De fato, não desconheço que a jurisprudência da Corte fixou, na mesma linha do que vem adotando o TSE, que a existência de máculas de pouca relevância devem conduzir à aprovação das contas com ressalvas.

Da mesma forma, estou ciente de que o § 7º do art. 32 da Resolução TSE n. 23.607/19 estipula que a devolução de recursos recebidos de origem não identificada não elide a mácula na contabilidade quando constatado que a candidata ou o candidato se beneficiou, ainda que temporariamente, dos valores ilícitos recebidos.

A hipótese dos autos é, entretanto, excepcional.

A mácula de R$ 20,00 (vinte reais) na contabilidade decorreu de recebimento de doação que, em cruzamento de bases de dados, foi identificada como tendo sido realizada por pessoa que apresenta a situação fiscal “cancelada por óbito sem espólio” na Secretaria da Receita Federal do Brasil.

Nessa linha, é de se considerar que a candidata não teria como controlar esse tipo de situação, no sentido de ter ciência do óbito de simpatizante que realizou doação modesta a fim de efetuar o recolhimento tempestivo da verba. É caso também de se ponderar sobre a possibilidade de o falecimento do doador ter ocorrido após o depósito, mas antes do cruzamento de dados.

A prestadora de contas também demonstrou boa-fé ao efetuar o recolhimento assim que tomou conhecimento da inconsistência da situação fiscal do devedor apontada no exame técnico.

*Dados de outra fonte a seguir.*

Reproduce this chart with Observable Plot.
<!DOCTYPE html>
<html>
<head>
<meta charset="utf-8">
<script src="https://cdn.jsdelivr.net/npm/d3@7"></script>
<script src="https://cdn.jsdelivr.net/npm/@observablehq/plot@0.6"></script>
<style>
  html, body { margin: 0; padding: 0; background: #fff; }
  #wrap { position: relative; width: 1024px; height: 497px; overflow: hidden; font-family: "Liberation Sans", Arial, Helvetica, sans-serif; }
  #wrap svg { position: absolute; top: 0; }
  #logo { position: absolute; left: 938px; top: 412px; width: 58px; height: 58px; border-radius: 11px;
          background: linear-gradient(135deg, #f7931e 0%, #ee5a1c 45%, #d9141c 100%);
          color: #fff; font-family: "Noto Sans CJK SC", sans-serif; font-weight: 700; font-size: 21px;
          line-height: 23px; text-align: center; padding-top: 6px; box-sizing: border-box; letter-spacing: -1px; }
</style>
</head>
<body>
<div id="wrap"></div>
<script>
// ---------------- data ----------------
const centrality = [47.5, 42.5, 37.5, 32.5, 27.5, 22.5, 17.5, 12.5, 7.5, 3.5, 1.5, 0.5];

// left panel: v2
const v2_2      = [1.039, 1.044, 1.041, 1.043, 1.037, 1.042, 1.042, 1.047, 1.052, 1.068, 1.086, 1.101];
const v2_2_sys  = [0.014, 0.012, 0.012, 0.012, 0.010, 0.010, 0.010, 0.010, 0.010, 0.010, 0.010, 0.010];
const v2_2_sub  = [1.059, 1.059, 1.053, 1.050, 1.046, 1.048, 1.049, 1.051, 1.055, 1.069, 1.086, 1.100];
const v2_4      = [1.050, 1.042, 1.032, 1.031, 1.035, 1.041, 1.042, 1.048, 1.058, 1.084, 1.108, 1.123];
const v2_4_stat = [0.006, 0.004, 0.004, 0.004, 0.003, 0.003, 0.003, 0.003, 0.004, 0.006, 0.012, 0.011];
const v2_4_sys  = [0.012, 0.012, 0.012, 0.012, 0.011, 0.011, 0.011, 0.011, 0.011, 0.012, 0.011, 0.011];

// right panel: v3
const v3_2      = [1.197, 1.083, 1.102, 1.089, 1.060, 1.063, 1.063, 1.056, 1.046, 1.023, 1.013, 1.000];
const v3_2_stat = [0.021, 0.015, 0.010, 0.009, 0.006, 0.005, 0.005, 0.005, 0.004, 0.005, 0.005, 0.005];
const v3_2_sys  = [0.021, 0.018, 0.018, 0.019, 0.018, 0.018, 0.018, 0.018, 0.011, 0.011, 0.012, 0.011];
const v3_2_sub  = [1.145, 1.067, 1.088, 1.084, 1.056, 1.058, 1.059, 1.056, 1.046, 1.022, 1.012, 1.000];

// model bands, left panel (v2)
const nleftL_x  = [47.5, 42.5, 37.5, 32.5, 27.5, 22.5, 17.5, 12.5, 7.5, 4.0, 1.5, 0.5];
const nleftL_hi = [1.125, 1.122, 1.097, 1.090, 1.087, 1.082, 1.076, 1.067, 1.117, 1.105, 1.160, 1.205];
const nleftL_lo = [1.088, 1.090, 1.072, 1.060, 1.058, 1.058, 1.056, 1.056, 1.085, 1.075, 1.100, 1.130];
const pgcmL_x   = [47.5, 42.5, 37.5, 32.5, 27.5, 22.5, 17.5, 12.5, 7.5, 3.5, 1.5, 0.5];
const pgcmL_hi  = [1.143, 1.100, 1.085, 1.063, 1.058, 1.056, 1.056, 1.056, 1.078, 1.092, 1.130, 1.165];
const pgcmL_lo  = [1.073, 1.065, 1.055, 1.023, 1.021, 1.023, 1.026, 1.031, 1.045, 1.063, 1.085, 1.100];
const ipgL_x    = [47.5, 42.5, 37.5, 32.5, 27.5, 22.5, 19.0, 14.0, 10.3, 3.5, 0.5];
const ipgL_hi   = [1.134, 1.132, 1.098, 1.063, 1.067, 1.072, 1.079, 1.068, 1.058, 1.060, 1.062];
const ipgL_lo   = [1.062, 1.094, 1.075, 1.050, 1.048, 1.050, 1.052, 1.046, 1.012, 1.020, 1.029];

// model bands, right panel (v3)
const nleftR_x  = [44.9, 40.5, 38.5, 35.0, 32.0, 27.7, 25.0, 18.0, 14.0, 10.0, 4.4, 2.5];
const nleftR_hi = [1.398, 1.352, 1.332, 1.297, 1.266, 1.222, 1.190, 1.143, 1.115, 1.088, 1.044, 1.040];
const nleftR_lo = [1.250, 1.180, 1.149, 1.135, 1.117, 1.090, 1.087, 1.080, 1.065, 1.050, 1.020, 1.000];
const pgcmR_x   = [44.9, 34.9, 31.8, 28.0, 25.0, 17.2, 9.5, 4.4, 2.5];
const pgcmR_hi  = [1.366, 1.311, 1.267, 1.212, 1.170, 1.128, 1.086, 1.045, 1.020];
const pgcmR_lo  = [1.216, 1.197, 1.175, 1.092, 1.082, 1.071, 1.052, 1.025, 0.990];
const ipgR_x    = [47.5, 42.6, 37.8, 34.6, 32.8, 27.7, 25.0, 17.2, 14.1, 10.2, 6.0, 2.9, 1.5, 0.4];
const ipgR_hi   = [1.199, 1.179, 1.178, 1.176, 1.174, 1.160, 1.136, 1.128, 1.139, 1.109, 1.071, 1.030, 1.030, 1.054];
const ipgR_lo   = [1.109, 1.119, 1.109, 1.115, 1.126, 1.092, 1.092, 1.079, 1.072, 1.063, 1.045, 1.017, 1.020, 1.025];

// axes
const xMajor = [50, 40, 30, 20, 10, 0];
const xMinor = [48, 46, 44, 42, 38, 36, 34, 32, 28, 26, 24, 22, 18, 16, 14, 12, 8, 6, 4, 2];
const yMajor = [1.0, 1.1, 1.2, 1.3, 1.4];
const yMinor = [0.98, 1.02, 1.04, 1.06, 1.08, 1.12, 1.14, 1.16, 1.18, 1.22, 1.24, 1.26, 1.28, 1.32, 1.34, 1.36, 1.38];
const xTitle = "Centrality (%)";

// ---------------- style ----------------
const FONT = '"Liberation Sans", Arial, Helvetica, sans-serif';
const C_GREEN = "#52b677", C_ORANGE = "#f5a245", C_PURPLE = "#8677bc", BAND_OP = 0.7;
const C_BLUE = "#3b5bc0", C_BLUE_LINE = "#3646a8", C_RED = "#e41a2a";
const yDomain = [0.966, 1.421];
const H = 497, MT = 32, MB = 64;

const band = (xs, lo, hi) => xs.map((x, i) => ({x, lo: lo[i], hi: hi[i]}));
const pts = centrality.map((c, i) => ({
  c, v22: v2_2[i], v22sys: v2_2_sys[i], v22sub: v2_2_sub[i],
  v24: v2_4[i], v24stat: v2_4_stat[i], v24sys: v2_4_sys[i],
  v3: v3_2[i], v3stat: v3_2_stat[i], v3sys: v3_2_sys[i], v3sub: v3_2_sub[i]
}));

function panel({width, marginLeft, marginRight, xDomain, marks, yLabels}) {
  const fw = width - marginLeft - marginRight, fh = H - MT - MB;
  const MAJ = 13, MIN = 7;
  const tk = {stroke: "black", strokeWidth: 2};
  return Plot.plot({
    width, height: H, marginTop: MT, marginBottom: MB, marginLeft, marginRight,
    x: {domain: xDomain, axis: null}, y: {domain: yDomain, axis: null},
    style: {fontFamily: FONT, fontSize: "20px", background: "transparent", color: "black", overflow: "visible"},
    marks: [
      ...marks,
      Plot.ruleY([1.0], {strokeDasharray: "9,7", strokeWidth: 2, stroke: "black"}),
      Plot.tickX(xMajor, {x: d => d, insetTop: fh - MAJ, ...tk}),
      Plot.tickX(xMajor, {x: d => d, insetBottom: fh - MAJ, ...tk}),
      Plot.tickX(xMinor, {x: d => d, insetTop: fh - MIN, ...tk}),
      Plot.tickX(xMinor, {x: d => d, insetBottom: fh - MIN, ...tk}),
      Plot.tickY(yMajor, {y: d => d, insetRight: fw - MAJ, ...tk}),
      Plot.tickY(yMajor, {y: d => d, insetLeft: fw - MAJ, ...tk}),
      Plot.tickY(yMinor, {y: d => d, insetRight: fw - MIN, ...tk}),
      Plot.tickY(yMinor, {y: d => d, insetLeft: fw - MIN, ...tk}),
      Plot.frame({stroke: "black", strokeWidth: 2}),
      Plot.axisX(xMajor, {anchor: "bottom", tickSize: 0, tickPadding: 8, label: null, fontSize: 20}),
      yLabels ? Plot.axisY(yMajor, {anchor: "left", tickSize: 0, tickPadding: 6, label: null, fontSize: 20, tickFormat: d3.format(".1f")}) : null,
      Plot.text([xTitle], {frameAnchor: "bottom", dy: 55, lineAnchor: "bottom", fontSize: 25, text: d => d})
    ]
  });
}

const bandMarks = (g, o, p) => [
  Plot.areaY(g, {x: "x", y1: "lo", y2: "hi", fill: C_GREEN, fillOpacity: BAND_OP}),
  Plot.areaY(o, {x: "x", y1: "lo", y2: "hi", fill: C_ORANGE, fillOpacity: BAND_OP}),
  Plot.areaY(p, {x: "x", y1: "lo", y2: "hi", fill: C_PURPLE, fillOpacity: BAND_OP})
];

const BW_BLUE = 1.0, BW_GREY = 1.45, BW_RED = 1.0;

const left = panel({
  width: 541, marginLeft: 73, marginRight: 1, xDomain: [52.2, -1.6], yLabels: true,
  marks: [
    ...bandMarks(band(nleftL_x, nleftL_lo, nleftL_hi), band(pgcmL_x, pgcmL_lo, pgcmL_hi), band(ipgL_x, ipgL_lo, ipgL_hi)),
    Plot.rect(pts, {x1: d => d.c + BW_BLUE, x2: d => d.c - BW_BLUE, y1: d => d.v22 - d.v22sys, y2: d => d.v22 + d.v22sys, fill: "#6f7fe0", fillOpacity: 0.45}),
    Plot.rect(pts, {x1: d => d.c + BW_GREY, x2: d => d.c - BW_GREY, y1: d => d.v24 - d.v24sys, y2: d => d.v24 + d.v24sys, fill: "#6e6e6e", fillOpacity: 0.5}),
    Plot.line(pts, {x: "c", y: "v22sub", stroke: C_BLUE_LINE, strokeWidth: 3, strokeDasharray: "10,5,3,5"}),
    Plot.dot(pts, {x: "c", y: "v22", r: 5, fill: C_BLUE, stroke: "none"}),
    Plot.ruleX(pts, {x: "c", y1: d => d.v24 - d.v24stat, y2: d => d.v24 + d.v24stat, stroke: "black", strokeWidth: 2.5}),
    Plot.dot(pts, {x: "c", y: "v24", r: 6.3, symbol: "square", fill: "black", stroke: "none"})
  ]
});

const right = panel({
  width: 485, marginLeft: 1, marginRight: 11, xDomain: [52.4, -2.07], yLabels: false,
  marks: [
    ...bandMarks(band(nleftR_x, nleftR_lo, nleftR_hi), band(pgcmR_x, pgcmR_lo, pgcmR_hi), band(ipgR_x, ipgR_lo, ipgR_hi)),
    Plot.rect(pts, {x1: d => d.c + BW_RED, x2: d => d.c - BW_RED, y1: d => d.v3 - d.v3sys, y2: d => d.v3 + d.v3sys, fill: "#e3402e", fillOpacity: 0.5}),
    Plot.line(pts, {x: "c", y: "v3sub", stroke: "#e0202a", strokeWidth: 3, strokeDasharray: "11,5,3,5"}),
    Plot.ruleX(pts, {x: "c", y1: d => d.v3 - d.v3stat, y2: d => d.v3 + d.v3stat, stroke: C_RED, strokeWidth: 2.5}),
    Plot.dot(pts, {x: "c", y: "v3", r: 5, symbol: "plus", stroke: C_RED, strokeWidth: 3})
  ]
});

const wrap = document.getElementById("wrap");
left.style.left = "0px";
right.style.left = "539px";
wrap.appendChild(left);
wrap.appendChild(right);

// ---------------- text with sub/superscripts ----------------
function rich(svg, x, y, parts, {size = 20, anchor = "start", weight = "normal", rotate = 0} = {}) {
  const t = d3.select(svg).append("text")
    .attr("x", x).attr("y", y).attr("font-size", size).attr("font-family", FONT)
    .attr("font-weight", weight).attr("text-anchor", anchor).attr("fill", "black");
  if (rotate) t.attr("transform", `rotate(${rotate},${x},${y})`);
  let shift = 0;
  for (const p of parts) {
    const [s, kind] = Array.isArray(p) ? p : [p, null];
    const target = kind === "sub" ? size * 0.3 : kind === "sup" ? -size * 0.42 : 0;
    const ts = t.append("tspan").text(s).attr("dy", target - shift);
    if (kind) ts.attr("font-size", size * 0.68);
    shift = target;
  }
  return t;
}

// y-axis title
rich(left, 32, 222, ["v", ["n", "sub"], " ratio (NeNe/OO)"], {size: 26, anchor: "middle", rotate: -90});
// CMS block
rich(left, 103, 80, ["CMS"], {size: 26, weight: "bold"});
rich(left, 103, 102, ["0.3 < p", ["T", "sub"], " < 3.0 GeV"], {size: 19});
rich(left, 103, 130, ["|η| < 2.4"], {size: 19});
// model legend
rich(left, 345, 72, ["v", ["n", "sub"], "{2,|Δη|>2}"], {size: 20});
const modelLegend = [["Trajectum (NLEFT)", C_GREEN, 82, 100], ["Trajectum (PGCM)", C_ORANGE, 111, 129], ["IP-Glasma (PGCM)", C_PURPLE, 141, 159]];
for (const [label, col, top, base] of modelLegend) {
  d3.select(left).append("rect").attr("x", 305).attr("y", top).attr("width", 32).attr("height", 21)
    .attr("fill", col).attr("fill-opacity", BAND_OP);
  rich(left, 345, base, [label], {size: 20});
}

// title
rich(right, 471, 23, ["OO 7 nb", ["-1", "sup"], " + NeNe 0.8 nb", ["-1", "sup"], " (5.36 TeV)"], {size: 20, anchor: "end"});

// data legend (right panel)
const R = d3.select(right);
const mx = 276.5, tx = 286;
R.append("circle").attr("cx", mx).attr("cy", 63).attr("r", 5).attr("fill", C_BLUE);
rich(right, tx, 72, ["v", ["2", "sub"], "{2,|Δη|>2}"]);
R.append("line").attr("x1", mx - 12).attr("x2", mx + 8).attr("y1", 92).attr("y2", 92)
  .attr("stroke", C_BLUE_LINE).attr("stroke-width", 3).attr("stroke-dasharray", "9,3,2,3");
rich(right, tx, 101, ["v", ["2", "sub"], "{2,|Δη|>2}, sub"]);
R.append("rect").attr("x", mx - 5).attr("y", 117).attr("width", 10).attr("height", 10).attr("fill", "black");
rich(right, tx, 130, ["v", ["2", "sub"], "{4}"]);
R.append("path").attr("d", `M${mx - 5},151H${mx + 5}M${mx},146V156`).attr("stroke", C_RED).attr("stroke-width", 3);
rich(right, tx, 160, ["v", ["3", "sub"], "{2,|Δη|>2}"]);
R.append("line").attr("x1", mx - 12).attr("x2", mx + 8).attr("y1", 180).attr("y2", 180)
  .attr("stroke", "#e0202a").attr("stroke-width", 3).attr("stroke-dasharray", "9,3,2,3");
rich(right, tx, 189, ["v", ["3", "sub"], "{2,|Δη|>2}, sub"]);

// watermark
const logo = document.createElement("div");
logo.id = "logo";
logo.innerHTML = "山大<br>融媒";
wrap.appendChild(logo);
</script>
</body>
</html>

Ademais, trata-se de uma única ocorrência da espécie, em valor ínfimo. O montante da irregularidade é insignificante diante dos R$ 2.540.945,26 geridos pela candidata em sua campanha eleitoral, representando 0,0007% da receita de campanha.

Assim, em consideração a tais peculiaridades, em especial, a insignificância do valor, as contas merecem ser aprovadas sem ressalvas.

 

DIANTE DO EXPOSTO, voto pela aprovação das contas de campanha de MARIA DO ROSARIO NUNES, candidata eleita ao cargo de deputada federal nas eleições 2022, nos termos do art. 74, inc. I, da Resolução TSE n. 23.607/19.